◆ **Exercise directions**: Copy the data exactly as it appears, and do not include any pictures.
────────────────
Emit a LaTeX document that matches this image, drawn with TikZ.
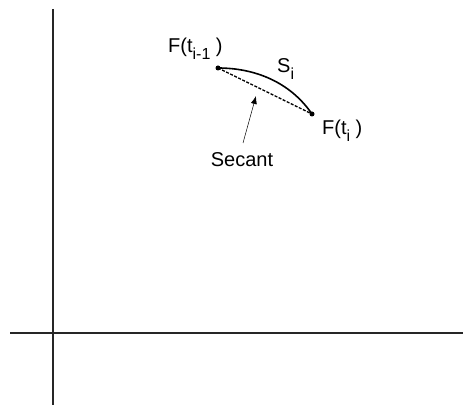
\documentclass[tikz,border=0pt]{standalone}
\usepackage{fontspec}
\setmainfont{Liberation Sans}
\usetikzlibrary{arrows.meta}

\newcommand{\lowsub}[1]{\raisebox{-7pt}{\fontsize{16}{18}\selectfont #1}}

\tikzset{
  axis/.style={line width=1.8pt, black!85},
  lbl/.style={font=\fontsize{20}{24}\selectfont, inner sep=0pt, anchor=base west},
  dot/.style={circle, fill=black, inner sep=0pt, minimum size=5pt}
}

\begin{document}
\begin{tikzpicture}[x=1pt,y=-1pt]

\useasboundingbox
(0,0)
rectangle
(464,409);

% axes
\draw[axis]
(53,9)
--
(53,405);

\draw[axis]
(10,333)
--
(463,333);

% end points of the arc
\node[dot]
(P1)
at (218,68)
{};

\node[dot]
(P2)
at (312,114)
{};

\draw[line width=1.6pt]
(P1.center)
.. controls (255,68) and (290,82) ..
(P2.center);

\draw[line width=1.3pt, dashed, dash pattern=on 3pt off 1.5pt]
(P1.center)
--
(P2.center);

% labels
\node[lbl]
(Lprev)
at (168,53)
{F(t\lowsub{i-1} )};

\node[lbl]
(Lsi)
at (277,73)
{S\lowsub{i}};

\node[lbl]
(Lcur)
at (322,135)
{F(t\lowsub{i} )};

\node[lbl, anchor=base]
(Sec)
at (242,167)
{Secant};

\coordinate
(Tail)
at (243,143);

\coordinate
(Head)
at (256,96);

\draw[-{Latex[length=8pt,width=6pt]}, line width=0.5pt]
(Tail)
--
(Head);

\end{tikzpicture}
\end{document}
────────────────
◆ **Written solution**:
Emit a LaTeX document that matches this image, drawn with TikZ.
\documentclass[tikz,border=0pt]{standalone}
\usepackage{fontspec}
\setmainfont{Liberation Sans}
\usetikzlibrary{arrows.meta}

\newcommand{\lowsub}[1]{\raisebox{-7pt}{\fontsize{16}{18}\selectfont #1}}

\tikzset{
  axis/.style={line width=1.8pt, black!85},
  lbl/.style={font=\fontsize{20}{24}\selectfont, inner sep=0pt, anchor=base west},
  dot/.style={circle, fill=black, inner sep=0pt, minimum size=5pt}
}

\begin{document}
\begin{tikzpicture}[x=1pt,y=-1pt]

\useasboundingbox
(0,0)
rectangle
(464,409);

% axes
\draw[axis]
(53,9)
--
(53,405);

\draw[axis]
(10,333)
--
(463,333);

% end points of the arc
\node[dot]
(P1)
at (218,68)
{};

\node[dot]
(P2)
at (312,114)
{};

\draw[line width=1.6pt]
(P1.center)
.. controls (255,68) and (290,82) ..
(P2.center);

\draw[line width=1.3pt, dashed, dash pattern=on 3pt off 1.5pt]
(P1.center)
--
(P2.center);

% labels
\node[lbl]
(Lprev)
at (168,53)
{F(t\lowsub{i-1} )};

\node[lbl]
(Lsi)
at (277,73)
{S\lowsub{i}};

\node[lbl]
(Lcur)
at (322,135)
{F(t\lowsub{i} )};

\node[lbl, anchor=base]
(Sec)
at (242,167)
{Secant};

\coordinate
(Tail)
at (243,143);

\coordinate
(Head)
at (256,96);

\draw[-{Latex[length=8pt,width=6pt]}, line width=0.5pt]
(Tail)
--
(Head);

\end{tikzpicture}
\end{document}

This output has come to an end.